For me, childhood summers were carefree.
They were run wild in the neighborhood, stay out till the dinner-bell rang kind of carefree.
They were filled with all the neighbor kids playing kick-the-can in our backyard and popsicles melting on our chins down to our toes, picnic lunches in a sheet fort outside.
There were weekends at the Lake filled with water-ski shows and tubing behind the boat, complete with cherry-pit spitting contests with cousins.
As far as I know, my parents didn’t plan a single thing for any of their kids and it was perfect. My parents may say otherwise, but I don’t remember much happening outside of us doing whatever we wanted in the summer.
Fast forward 30 years and here I stand with a grade-schooler, a toddler and a full summer schedule looking nothing like the calendar we had growing up. I don’t even remember if we had a calendar. But why? I love carefree summers. I love being lax on bedtimes and schedules and life. I work full time and have the summers off- I deserve to forget if I served lunch or not (at least the bigger one knows how to make a sandwich on his own).
And my kids deserve to have nothing to do. They shouldn’t be doing homework or thinking about where to go. They should be able to spend endless hours in the treehouse with friends getting sweaty from hours of playing in the heat. There should be blow up kiddie pools in the backyard and permanent access to bubbles and chalk. They should experience boredom and adventures and the freedom that the school year tends to rob them of. And my desire to plan a schedule should not get in the way of any of that.
And you know what? In all the years past, this is how our summers went.
Well, after experimenting a few years with the notion that I love my kids too much to not want to be with them all summer long, I discovered that my children don’t necessarily function best this way. I’ve learned, especially thanks to our eldest, that they function best when they have a schedule and routine…and I am not the best at providing that on my own. I wish I was, but I’ve learned that I am not.

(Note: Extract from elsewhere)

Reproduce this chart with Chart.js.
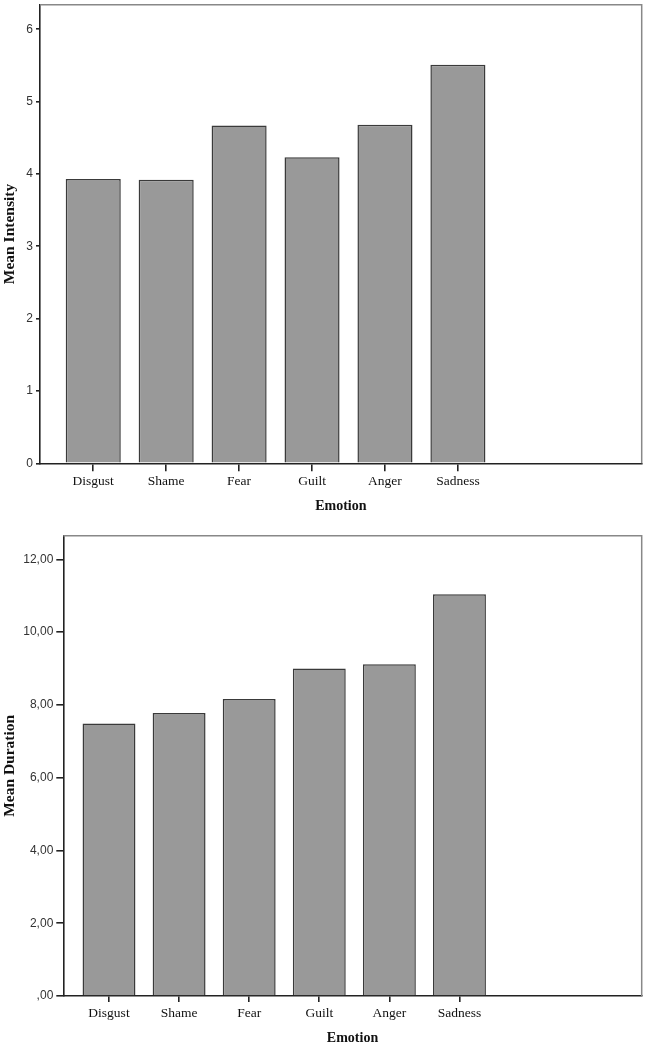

I’ve learned that if we have something to get up for each morning, we move through the day in a much happier way. And I’ve learned that planning camps and other classes does not mean we don’t get to have the freedom that summer provides- it’s just for part of the day, not the full day. And so far those half days of unstructured time have proven to be much more enjoyable than a full day used to be. Trust me, we still have our fair share of lazy summer (half) days.
So, that means my kids will have sports camps and community ed classes and swimming lessons and VBS and playdates and, yes, even tutoring this summer. It also means more driving kids around and making fancy child-legible calendars so we’re all on the same page. And as we quickly learned, it also means spending a little more money here or there. But it’s been worth it.
And please know that my children do know how to function in unplanned spaces. They just function at their best when there’s a routine. I am not a planner by nature and much prefer to just go through life without knowing what comes next. I am very good at following my feelings and cancelling plans! However, my oldest is at the age when predictability is helpful to him in managing his days. When he knows what’s expected, he feels better (we probably do, too, if you think about it). And I’ve decided we should respect that part of who he is, and if that means I plan a little more this summer, then I’ll do it.
I do sometimes miss the carefree mornings of sitting on the back porch with my little guy swinging on the swing set as I sip my coffee. But when two o’clock rolls around and we haven’t had a melt down because our day has a plan and routine and our entire family functions better in that space, I remember why I scheduled that early morning soccer camp this week. And on the week that nothing’s planned and I’ve also noticed more arguments and struggles? I’m grateful to see that Pokemon camp is on the calendar next week!
And in doing so, we get to enjoy our free-time with less meltdowns and more calm, and my grade-schooler feels more prepared to reenter the routine of the school year when the time comes. And I’m okay with that!